Falando de Vasco, imaginava recepção tão boa da torcida, após trabalhar no Flamengo?
Poucos treinadores no Brasil tiveram a chance de sair de um clube como o Flamengo e dois, três meses depois, estar retornando a um grande clube como o Vasco, da mesma cidade, rival direto. É muito difícil satisfazer clubes tão tradicionais. Isso para mim tem um preço muito maior do que qualquer outra coisa.
Se pudesse puxar algo de bom daquele time da Série B de 2009 para o atual, o que seria?

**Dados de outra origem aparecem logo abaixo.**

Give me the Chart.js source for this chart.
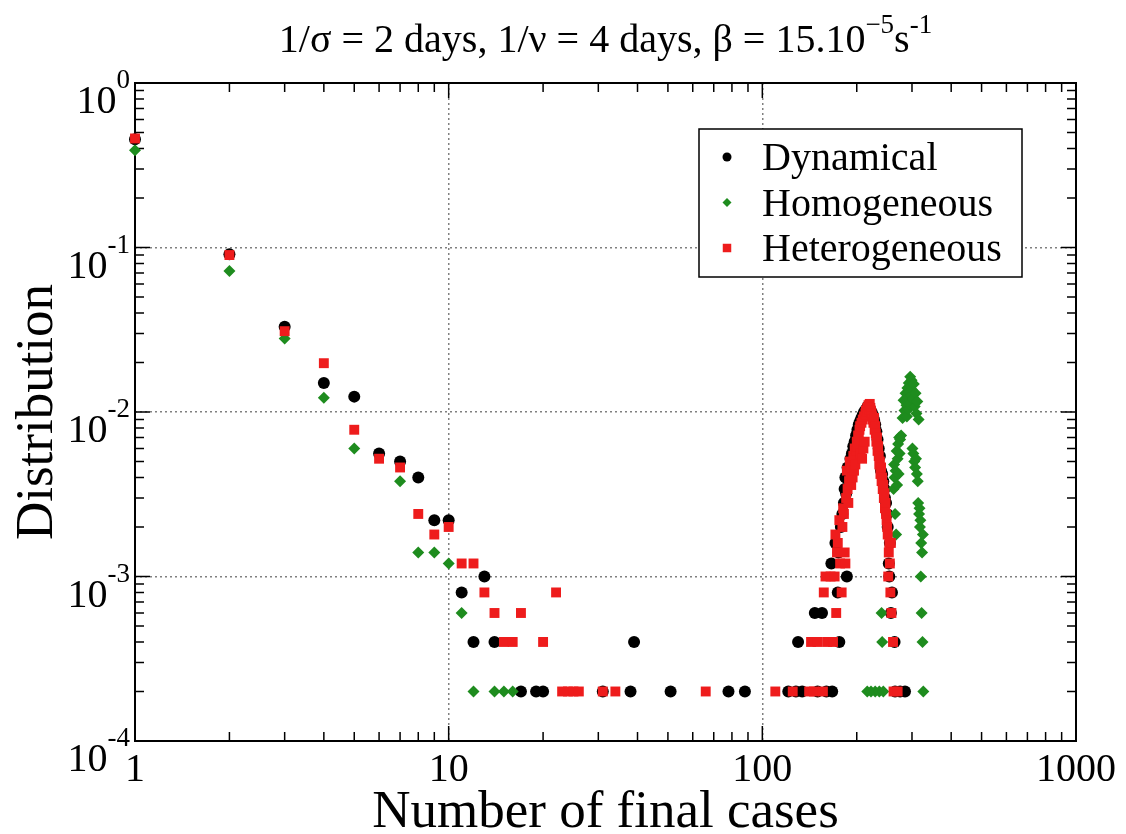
<!DOCTYPE html>
<html>
<head>
<meta charset="utf-8">
<script src="https://cdn.jsdelivr.net/npm/chart.js@4.4.0/dist/chart.umd.min.js"></script>
<style>
  html, body { margin: 0; padding: 0; background: #fff; }
</style>
</head>
<body>
<canvas id="finalCasesChart" width="1126" height="834"></canvas>
<script>
const seriesNames = ['Dynamical', 'Homogeneous', 'Heterogeneous'];
const titleParts = [['1/σ = 2 days, 1/ν = 4 days, β = 15.10', false], ['−5', true], ['s', false], ['-1', true]];
const xTitle = 'Number of final cases';
const yTitle = 'Distribution';
const xTickValues = [1, 10, 100, 1000];
const xTickLabels = ['1', '10', '100', '1000'];
const yTickValues = [1, 0.1, 0.01, 0.001, 0.0001];
const yTickExps = ['0', '-1', '-2', '-3', '-4'];

// Dynamical (black circles)
const dynN = [1, 2, 3, 4, 5, 6, 7, 8, 9, 10, 11, 12, 13, 14, 17, 19, 20, 31, 38, 39, 51, 78, 88,
  121, 128, 130, 134, 147, 150, 155, 160, 166, 167, 171, 174, 175, 176, 178, 180, 182, 183, 184, 185, 186, 187, 189,
  191, 193, 195, 197, 199, 201, 203, 205, 207, 209, 211, 214, 217, 220, 223, 225, 227, 229, 231, 233, 235, 237, 239,
  241, 243, 245, 246, 248, 250, 251, 253, 254, 255, 257, 259, 264, 265, 275, 285];
const dynP = [0.455, 0.091, 0.033, 0.015, 0.0124, 0.0056, 0.005, 0.004, 0.0022, 0.0022, 0.0008, 0.0004, 0.001, 0.0004, 0.0002, 0.0002, 0.0002, 0.0002, 0.0002, 0.0004, 0.0002, 0.0002, 0.0002,
  0.0002, 0.0002, 0.0004, 0.0002, 0.0006, 0.0002, 0.0006, 0.0002, 0.0012, 0.0002, 0.0016, 0.0008, 0.0014, 0.0004, 0.002, 0.0024, 0.0028, 0.0034, 0.004, 0.0032, 0.001, 0.0046, 0.0042,
  0.0052, 0.0056, 0.0062, 0.0066, 0.0072, 0.0078, 0.0084, 0.0088, 0.0092, 0.0096, 0.01, 0.0104, 0.0108, 0.0104, 0.01, 0.0096, 0.009, 0.0084, 0.0076, 0.0068, 0.006, 0.0054, 0.0044,
  0.0042, 0.0038, 0.0034, 0.003, 0.0028, 0.0024, 0.002, 0.0012, 0.001, 0.0016, 0.0006, 0.0008, 0.0004, 0.0002, 0.0002, 0.0002];

// Homogeneous (green diamonds)
const homN = [1, 2, 3, 4, 5, 7, 8, 9, 10, 11, 12, 14, 15, 16,
  216, 222, 229, 236, 240, 241, 243, 262, 263, 264, 265, 266, 267, 268, 269, 270, 271, 272, 273, 274, 275, 277,
  280, 282, 284, 286, 288, 289, 290, 291, 292, 293, 294, 295, 296, 297, 298, 299, 300, 301, 302, 303, 304, 305,
  306, 307, 308, 309, 310, 311, 312, 313, 314, 315, 316, 317, 318, 319, 320, 321, 322, 323, 324, 325, 326];
const homP = [0.39, 0.072, 0.028, 0.0122, 0.006, 0.0038, 0.0014, 0.0014, 0.0012, 0.0006, 0.0002, 0.0002, 0.0002, 0.0002,
  0.0002, 0.0002, 0.0002, 0.0002, 0.0006, 0.0004, 0.0002, 0.0034, 0.0048, 0.004, 0.0024, 0.0044, 0.0018, 0.0058, 0.0036, 0.0052, 0.0064, 0.0042, 0.007, 0.0056, 0.0068, 0.0072,
  0.0092, 0.0118, 0.0102, 0.013, 0.011, 0.0094, 0.014, 0.0122, 0.0104, 0.015, 0.0132, 0.0112, 0.0164, 0.0144, 0.0126, 0.0156, 0.0136, 0.006, 0.012, 0.0056, 0.0148, 0.005,
  0.0108, 0.0046, 0.013, 0.0052, 0.0098, 0.0042, 0.0116, 0.0038, 0.0028, 0.009, 0.0024, 0.0026, 0.002, 0.0022, 0.001, 0.0016, 0.0006, 0.0014, 0.0004, 0.0018, 0.0002];

// Heterogeneous (red squares)
const hetN = [1, 2, 3, 4, 5, 6, 7, 8, 9, 10, 11, 12, 13, 14, 15, 16, 17, 20, 22, 23, 24, 25, 26, 31, 34, 66,
  110, 125, 141, 143, 146, 150, 156, 157, 159, 161, 165, 168, 170, 171, 172, 173, 174, 176, 177, 179, 180,
  181, 182, 183, 184, 185, 186, 187, 188, 189, 190, 191, 192, 193, 194, 195, 196, 197, 198, 199, 200,
  201, 202, 203, 204, 205, 206, 207, 208, 209, 210, 211, 212, 213, 214, 215, 216, 217, 218, 219, 220,
  221, 222, 223, 224, 225, 226, 227, 228, 229, 230, 231, 232, 233, 234, 235, 236, 237, 238, 239, 240,
  241, 242, 243, 244, 245, 246, 247, 248, 249, 250, 251, 252, 253, 254, 255, 256, 257, 258, 261, 262, 270];
const hetP = [0.46, 0.09, 0.031, 0.0198, 0.0078, 0.0052, 0.0046, 0.0024, 0.0018, 0.002, 0.0012, 0.0012, 0.0008, 0.0006, 0.0004, 0.0004, 0.0006, 0.0004, 0.0008, 0.0002, 0.0002, 0.0002, 0.0002, 0.0002, 0.0002, 0.0002,
  0.0002, 0.0002, 0.0002, 0.0004, 0.0002, 0.0004, 0.0002, 0.0008, 0.001, 0.0004, 0.001, 0.0004, 0.001, 0.0018, 0.0006, 0.0014, 0.0016, 0.0022, 0.0012, 0.0008, 0.002,
  0.0026, 0.0024, 0.0014, 0.0012, 0.003, 0.0044, 0.0034, 0.0028, 0.0038, 0.005, 0.0042, 0.0036, 0.0046, 0.004, 0.0054, 0.0044, 0.006, 0.0048, 0.0058, 0.0066,
  0.0062, 0.0072, 0.007, 0.0078, 0.0082, 0.0056, 0.0086, 0.0052, 0.009, 0.006, 0.0094, 0.0066, 0.0098, 0.0102, 0.0096, 0.0106, 0.01, 0.011, 0.0104, 0.0112,
  0.0106, 0.0102, 0.0098, 0.0094, 0.009, 0.0086, 0.0092, 0.0078, 0.0082, 0.0074, 0.0066, 0.007, 0.0058, 0.0062, 0.0054, 0.0048, 0.005, 0.0042, 0.0046, 0.0038,
  0.004, 0.0034, 0.0036, 0.003, 0.0032, 0.0026, 0.0028, 0.0024, 0.0022, 0.002, 0.0018, 0.001, 0.0014, 0.0016, 0.0012, 0.0008, 0.0016, 0.0006, 0.0004, 0.0002, 0.0002];

const SERIF = '"Liberation Serif", "Times New Roman", serif';

function toPoints(ns, ps) {
  return ns.map((n, i) => ({ x: n, y: ps[i] }));
}

function isDecade(v) {
  const l = Math.log10(v);
  return Math.abs(l - Math.round(l)) < 1e-9;
}

// box, inward ticks, tick labels, axis titles, title and legend
const framePlugin = {
  id: 'frame',
  beforeDatasetsDraw(chart) {
    const { ctx, chartArea: a, scales: { x, y } } = chart;
    ctx.save();
    ctx.strokeStyle = '#000';
    ctx.lineWidth = 1.5;
    ctx.beginPath();
    for (let d = 1; d < 1000; d *= 10) {
      for (let m = 1; m <= 9; m++) {
        const px = x.getPixelForValue(m * d);
        const len = m === 1 ? 15 : 9;
        ctx.moveTo(px, a.bottom); ctx.lineTo(px, a.bottom - len);
        ctx.moveTo(px, a.top); ctx.lineTo(px, a.top + len);
      }
    }
    for (let e = -4; e < 0; e++) {
      for (let m = 1; m <= 9; m++) {
        const py = y.getPixelForValue(m * Math.pow(10, e));
        const len = m === 1 ? 15 : 9;
        ctx.moveTo(a.left, py); ctx.lineTo(a.left + len, py);
        ctx.moveTo(a.right, py); ctx.lineTo(a.right - len, py);
      }
    }
    ctx.stroke();
    ctx.lineWidth = 2;
    ctx.strokeRect(a.left, a.top, a.right - a.left, a.bottom - a.top);
    ctx.restore();
  },
  afterDraw(chart) {
    const { ctx, chartArea: a, scales: { x, y } } = chart;
    ctx.save();
    ctx.fillStyle = '#000';

    // x tick labels
    ctx.font = '40px ' + SERIF;
    ctx.textAlign = 'center';
    ctx.textBaseline = 'alphabetic';
    xTickValues.forEach((v, i) => {
      ctx.fillText(xTickLabels[i], x.getPixelForValue(v), a.bottom + 40);
    });

    // y tick labels 10^n
    ctx.textAlign = 'left';
    yTickValues.forEach((v, i) => {
      const py = y.getPixelForValue(v);
      ctx.font = '27px ' + SERIF;
      const we = ctx.measureText(yTickExps[i]).width;
      ctx.font = '40px ' + SERIF;
      const wb = ctx.measureText('10').width;
      const right = a.left - 5;
      ctx.fillText('10', right - we - wb, py + 30);
      ctx.font = '27px ' + SERIF;
      ctx.fillText(yTickExps[i], right - we, py + 5);
    });

    // axis titles
    ctx.font = '53px ' + SERIF;
    ctx.textAlign = 'center';
    ctx.fillText(xTitle, (a.left + a.right) / 2, 827);
    ctx.save();
    ctx.translate(52, (a.top + a.bottom) / 2);
    ctx.rotate(-Math.PI / 2);
    ctx.fillText(yTitle, 0, 0);
    ctx.restore();

    // title with superscripts
    let total = 0;
    titleParts.forEach(([t, sup]) => {
      ctx.font = (sup ? '27px ' : '40px ') + SERIF;
      total += ctx.measureText(t).width;
    });
    let tx = (a.left + a.right) / 2 - total / 2;
    ctx.textAlign = 'left';
    titleParts.forEach(([t, sup]) => {
      ctx.font = (sup ? '27px ' : '40px ') + SERIF;
      ctx.fillText(t, tx, sup ? 33 : 52);
      tx += ctx.measureText(t).width;
    });

    // legend box
    const bx = 699, by = 129, bw = 323, bh = 148;
    ctx.fillStyle = '#fff';
    ctx.fillRect(bx, by, bw, bh);
    ctx.strokeStyle = '#000';
    ctx.lineWidth = 1.5;
    ctx.strokeRect(bx, by, bw, bh);
    chart.data.datasets.forEach((ds, i) => {
      const cy = 157 + i * 45.5;
      ctx.fillStyle = ds.backgroundColor;
      Chart.helpers.drawPoint(ctx, { pointStyle: ds.pointStyle, radius: ds.pointStyle === 'rect' ? 6 : 4.5, rotation: 0, borderWidth: 0 }, 727, cy);
      ctx.fillStyle = '#000';
      ctx.font = '40px ' + SERIF;
      ctx.textAlign = 'left';
      ctx.fillText(ds.label, 762, cy + 13);
    });
    ctx.restore();
  }
};

const gridColor = (c) => (c.tick && isDecade(c.tick.value) ? '#808080' : 'rgba(0,0,0,0)');

const ctxCases = document.getElementById('finalCasesChart').getContext('2d');
const finalCasesChart = new Chart(ctxCases, {
  type: 'scatter',
  data: {
    datasets: [{
      label: seriesNames[0],
      data: toPoints(dynN, dynP),
      pointStyle: 'circle',
      pointRadius: 6,
      backgroundColor: '#000000',
      borderWidth: 0,
      order: 3,
      clip: false
    }, {
      label: seriesNames[1],
      data: toPoints(homN, homP),
      pointStyle: 'rectRot',
      pointRadius: 6,
      backgroundColor: '#1e8c1e',
      borderWidth: 0,
      order: 2,
      clip: false
    }, {
      label: seriesNames[2],
      data: toPoints(hetN, hetP),
      pointStyle: 'rect',
      pointRadius: 7,
      backgroundColor: '#ee1c1c',
      borderWidth: 0,
      order: 1,
      clip: false
    }]
  },
  options: {
    responsive: false,
    animation: false,
    events: [],
    layout: {
      padding: { left: 135, right: 50, top: 83, bottom: 93 }
    },
    plugins: {
      legend: { display: false },
      title: { display: false },
      tooltip: { enabled: false }
    },
    scales: {
      x: {
        type: 'logarithmic',
        min: 1,
        max: 1000,
        ticks: { display: false },
        grid: { color: gridColor, lineWidth: 1.5, drawTicks: false },
        border: { display: false, dash: [2, 3] }
      },
      y: {
        type: 'logarithmic',
        min: 0.0001,
        max: 1,
        ticks: { display: false },
        grid: { color: gridColor, lineWidth: 1.5, drawTicks: false },
        border: { display: false, dash: [2, 3] }
      }
    }
  },
  plugins: [framePlugin]
});
</script>
</body>
</html>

Um jogador que foi muito importante foi o Carlos Alberto. Foi o capitão da equipe, puxou a responsabilidade naquele momento, foi importantíssimo para o clube. É difícil dizer se eu pediria pela renovação do contrato dele porque não sei tudo que aconteceu. Mas eu gosto muito dele, ele sabe disso.
Qual foi o sentimento por não ter seguido no Vasco depois de subir com o time para a Série A?
Fiquei frustrado. Cria-se um vínculo com as equipes e eu senti que ainda não tinha finalizado aquele trabalho. Em 2009, entramos em contato com muitos jogadores e poucos quiseram vir para o Vasco, pelo momento do clube, pelo fato de disputar a Segunda Divisão. Foi muito complicado para montar aquele elenco, um elenco que depois criou uma identidade e que só não foi finalista da Copa do Brasil por causa da interferência da arbitragem (naquele ano, o Vasco foi eliminado pelo Corinthians em jogo com pênalti não marcado ao seu favor).
Viu algo diferente no Vasco de 2009 para cá? Onde espera chegar na carreira ao retornar?
Poucas mudanças ocorreram desde minha primeira passagem, sou bem sincero. Quanto à minha carreira, estou muito feliz com ela. Gostaria que essa minha passagem mexesse com a vida do clube, isso sim. Gostaria que o Vasco se reestruturasse de uma vez por todas, que alcançasse desta vez um novo patamar, uma nova situação no futebol brasileiro. Que mude essa concepção de montar um time e perdê-lo ao fim de uma competição.